Philip Goff’s new book Why? The Purpose of the Universe is an outstanding investigation of cosmic purpose written from the author’s panpsychist point of view. It’s an impressive contribution to metaphysics, but, you may ask, why I am talking about it in this week’s column? The answer is that the author includes an appendix, “P.S. Is Taxation Theft?,” in which he raises some very relevant points about libertarianism. You may now wonder why a book on cosmic purpose includes a section about the moral status of taxation, but the answer to this you will have to find out for yourself. If the curiosity leads you to read the book, all the better.
Goff says that many people assume they have a right to all of their income and property. If the state taxes part of what you own, it is stealing from you, in just the same way a thief who absconds with some of your property has done. Libertarians who think this way assume that people have a natural right to property, but this assumption is no more than one of three possible theories of property rights, and moreover the one Goff finds the least plausible. The other two theories are the left-libertarian position that people own the natural resources of the earth in common and the social constructivist view that the people in each society decide for themselves the permissible scope of property rights. Goff leans toward the social constructivist account, though he attaches some weight to the common-resources view as well. Neither of these latter two theories has the consequence that people are entitled to all of their pretax income and property: according to them, taxation isn’t theft.
Goff explains why left-libertarianism allows taxation:
Left-libertarianism will certainly rule out some forms of taxation as immoral. If I have acquired land or natural resources in a way that is consistent with the equal moral claim of others, and through my own labour I increase the value of these resources, it is wrong for the state to tax that wealth away from me. But left-libertarian theories leave considerable latitude for the state to alter the distribution of wealth, perhaps through taxation, if some take more than their fair share of land or natural resources.
And of course social constructivism does so also:
It is plausible that human flourishing requires certain legally protected rights to property, and hence most social constructivists will advocate a system of property rights. At the same time, there are other things of value—perhaps equality, perhaps reward for hard work and/or social contribution . . . —and in order to promote these other values, most social constructivists propose making property rights conditional on the payment of taxes. In the absence of pre-existing property rights, there is no moral reason to respect the existing distribution of wealth.
As this passage makes evident, Goff’s version of social constructivism isn’t based on the claim that morality is nothing more than the subjective preferences of individuals or groups of individuals. He thinks that there are objective values—and makes considerable (and in my view successful) attempts to show this—but these values don’t include natural property rights.

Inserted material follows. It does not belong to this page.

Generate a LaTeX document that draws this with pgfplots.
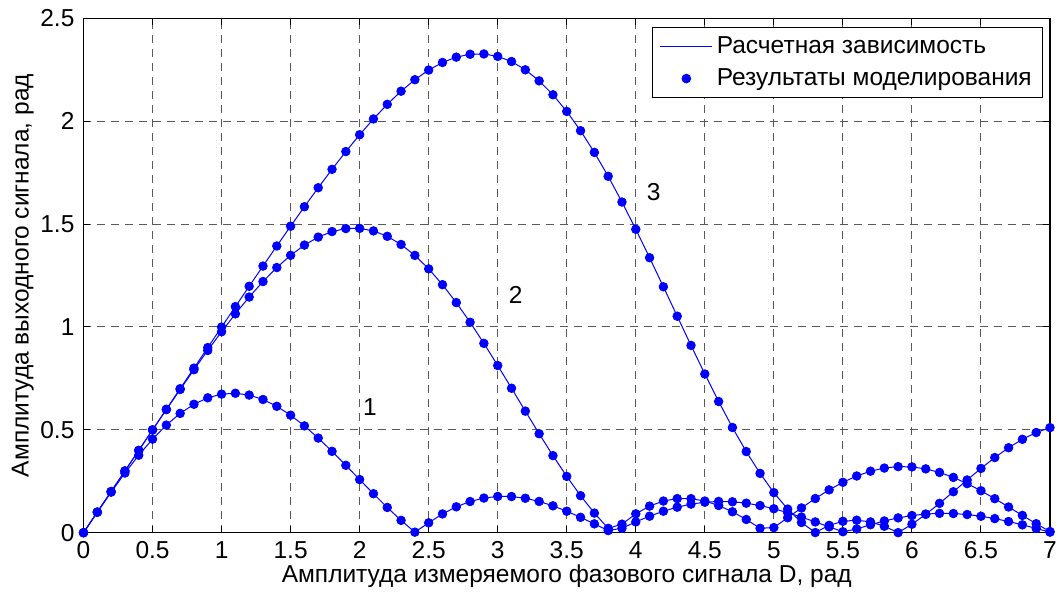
\documentclass[border=0pt]{standalone}
\usepackage{fontspec}
\setmainfont{Liberation Sans}
\usepackage{pgfplots}
\pgfplotsset{compat=1.18}
\usepackage{pgfplotstable}

\pgfplotstableread{
x a b c
0.0 0.0000 0.0000 0.0000
0.1 0.0996 0.1000 0.1000
0.2 0.1970 0.2000 0.2000
0.3 0.2900 0.2999 0.3000
0.4 0.3765 0.3997 0.4000
0.5 0.4547 0.4992 0.5000
0.6 0.5229 0.5981 0.6000
0.7 0.5798 0.6959 0.6999
0.8 0.6243 0.7921 0.7999
0.9 0.6556 0.8860 0.8997
1.0 0.6734 0.9768 0.9993
1.1 0.6777 1.0636 1.0987
1.2 0.6688 1.1453 1.1976
1.3 0.6474 1.2206 1.2959
1.4 0.6144 1.2887 1.3934
1.5 0.5711 1.3481 1.4896
1.6 0.5191 1.3978 1.5842
1.7 0.4599 1.4366 1.6765
1.8 0.3954 1.4636 1.7660
1.9 0.3276 1.4780 1.8523
2.0 0.2582 1.4792 1.9341
2.1 0.1894 1.4667 2.0109
2.2 0.1227 1.4405 2.0818
2.3 0.0600 1.4007 2.1457
2.4 0.0026 1.3478 2.2016
2.5 0.0481 1.2823 2.2484
2.6 0.0912 1.2054 2.2853
2.7 0.1258 1.1183 2.3112
2.8 0.1516 1.0227 2.3253
2.9 0.1684 0.9201 2.3267
3.0 0.1763 0.8125 2.3148
3.1 0.1758 0.7022 2.2901
3.2 0.1674 0.5908 2.2497
3.3 0.1519 0.4809 2.1960
3.4 0.1306 0.3746 2.1285
3.5 0.1044 0.2736 2.0474
3.6 0.0748 0.1800 1.9537
3.7 0.0430 0.0954 1.8482
3.8 0.0103 0.0212 1.7322
3.9 0.0219 0.0415 1.6071
4.0 0.0525 0.0918 1.4746
4.1 0.0803 0.1293 1.3365
4.2 0.1044 0.1539 1.1951
4.3 0.1241 0.1658 1.0522
4.4 0.1388 0.1655 0.9102
4.5 0.1481 0.1539 0.7713
4.6 0.1520 0.1322 0.6377
4.7 0.1503 0.1018 0.5113
4.8 0.1435 0.0643 0.3943
4.9 0.1320 0.0215 0.2883
5.0 0.1164 0.0248 0.1947
5.1 0.0973 0.0728 0.1148
5.2 0.0757 0.1204 0.0495
5.3 0.0524 0.1661 0.0007
5.4 0.0285 0.2081 0.0356
5.5 0.0047 0.2450 0.0555
5.6 0.0180 0.2756 0.0607
5.7 0.0388 0.2989 0.0524
5.8 0.0570 0.3142 0.0316
5.9 0.0720 0.3212 0.0002
6.0 0.0834 0.3198 0.0411
6.1 0.0907 0.3102 0.0893
6.2 0.0940 0.2930 0.1427
6.3 0.0931 0.2688 0.1991
6.4 0.0884 0.2386 0.2563
6.5 0.0800 0.2038 0.3124
6.6 0.0685 0.1654 0.3652
6.7 0.0544 0.1250 0.4129
6.8 0.0382 0.0840 0.4539
6.9 0.0208 0.0437 0.4869
7.0 0.0028 0.0057 0.5107
}\datatab

\definecolor{mblue}{RGB}{0,0,255}

\begin{document}
\begin{tikzpicture}
\begin{axis}[
  at={(0,0)}, anchor=south west,
  scale only axis, width=483.25pt, height=257.2pt,
  xmin=0, xmax=7, ymin=0, ymax=2.5,
  xtick={0,0.5,1,1.5,2,2.5,3,3.5,4,4.5,5,5.5,6,6.5,7},
  ytick={0,0.5,1,1.5,2,2.5},
  font=\fontsize{12.25}{14.5}\selectfont,
  /pgf/number format/assume math mode=true,
  tick label style={font=\fontsize{12.25}{14.5}\selectfont},
  tick align=inside,
  major tick length=3.5pt,
  tick style={black, line width=0.5pt},
  axis line style={black, line width=0.6pt},
  grid=major,
  major grid style={black!65, line width=0.5pt, dash pattern=on 4pt off 3pt},
  xlabel={Амплитуда измеряемого фазового сигнала D, рад},
  ylabel={Амплитуда выходного сигнала, рад},
  xticklabel style={yshift=-1pt},
  yticklabel style={xshift=-1pt},
  xlabel style={yshift=4pt},
  ylabel style={yshift=-3.5pt},
  legend cell align=left,
  legend image code/.code={\draw[mark repeat=2,mark phase=2,#1] plot coordinates {(0pt,0pt) (13pt,0pt) (26pt,0pt)};},
  legend style={at={(1,1)}, anchor=north east, xshift=-3.35pt, yshift=-4.5pt,
    draw=black, line width=0.5pt, fill=white, inner xsep=3.5pt, inner ysep=2.5pt,
    row sep=2pt, font=\fontsize{12.25}{14.5}\selectfont},
]
\addplot[color=mblue, line width=0.5pt] table[x=x, y=a] {\datatab};
\addlegendentry{Расчетная зависимость}
\addplot[only marks, mark=*, mark size=2.15pt, color=mblue, mark options={draw=mblue, fill=mblue}] table[x=x, y=a] {\datatab};
\addlegendentry{Результаты моделирования}
\addplot[color=mblue, line width=0.5pt, forget plot] table[x=x, y=b] {\datatab};
\addplot[color=mblue, line width=0.5pt, forget plot] table[x=x, y=c] {\datatab};
\addplot[only marks, mark=*, mark size=2.15pt, color=mblue, mark options={draw=mblue, fill=mblue}, forget plot] table[x=x, y=b] {\datatab};
\addplot[only marks, mark=*, mark size=2.15pt, color=mblue, mark options={draw=mblue, fill=mblue}, forget plot] table[x=x, y=c] {\datatab};
\node[font=\fontsize{12.25}{14.5}\selectfont] at (axis cs:2.075,0.612) {1};
\node[font=\fontsize{12.25}{14.5}\selectfont] at (axis cs:3.13,1.154) {2};
\node[font=\fontsize{12.25}{14.5}\selectfont] at (axis cs:4.13,1.655) {3};
\end{axis}
\pgfresetboundingbox
\useasboundingbox (-41.75pt,-30.65pt) rectangle (488.25pt,266.35pt);
\end{tikzpicture}
\end{document}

After he presents these competing theories of property rights, Goff rejects the libertarian view, the only one of the three theories according to which taxation is theft. He notes that if you accept the natural property rights that Murray Rothbard and Robert Nozick defend, then you must reject the theory that property rights are socially constructed and also the theory that people have an equal right to natural resources. He is especially troubled by the latter rejection:
The second requirement—the denial of equal rights over the natural world—is particularly implausible. On the right-libertarian view, it is morally acceptable for one person to claim a vastly unequal proportion of land and resources for himself, resulting in his propertyless neighbours being forced to work for him to avoid starvation. By what right can the natural world be appropriated in this way?
Suppose that Goff is correct that you can’t appropriate so much land that everyone else must work for you on whatever terms you set forward. It doesn’t follow from this that everyone has an equal claim to all natural resources. A defender of the natural-right-to-property position could say that the way you are allowed to appropriate property excludes the outcome Goff depicts. You aren’t, for example, allowed to appropriate vast areas of land simply by declaring that you own it.
Further, why is the left-libertarian view of equal ownership of resources supposed to operate only as an objection to the natural-right-to-property view? Why doesn’t it also constrain the social constructivist view that Goff adopts? Does an equal right to resources negate libertarian ownership but somehow cease to exist once social constructivism comes up for consideration?
Goff then advances a startling claim:
Moreover, even if right-libertarianism is true, even if there are natural property rights, even if such rights allow private individuals to carve off for themselves a vastly unequal share of natural resources, even then we cannot make sense of the idea that actual people living today have a moral claim on their pre-tax income. (emphasis in original)
Goff’s argument for this claim rests on a premise we can all accept: we don’t live in a libertarian society. In our society, there are all sorts of state interferences with the free market, including redistributive taxation and the provision of “public goods.” “But even the smallest such state intervention entails that the market distribution of income no longer reflects the free choices of citizens, and hence by the lights of right-libertarianism the citizens of these countries have no moral claim on their pre-tax income” (emphasis in original).
This is an odd argument, and its oddness will become apparent if you recall Goff’s starting point. He is assuming that people have natural property rights—he of course doesn’t think they do, but he wants to show that even on the assumption that they do, people have no right to their pretax income. But from this assumption, how does the state acquire any right to take anything at all? The state’s violations of rights don’t become self-justifying because these very violations make it hard to figure out exactly what property rights people have.
So far as I am aware, Goff’s argument is original, but in philosophy, originality isn’t always a virtue.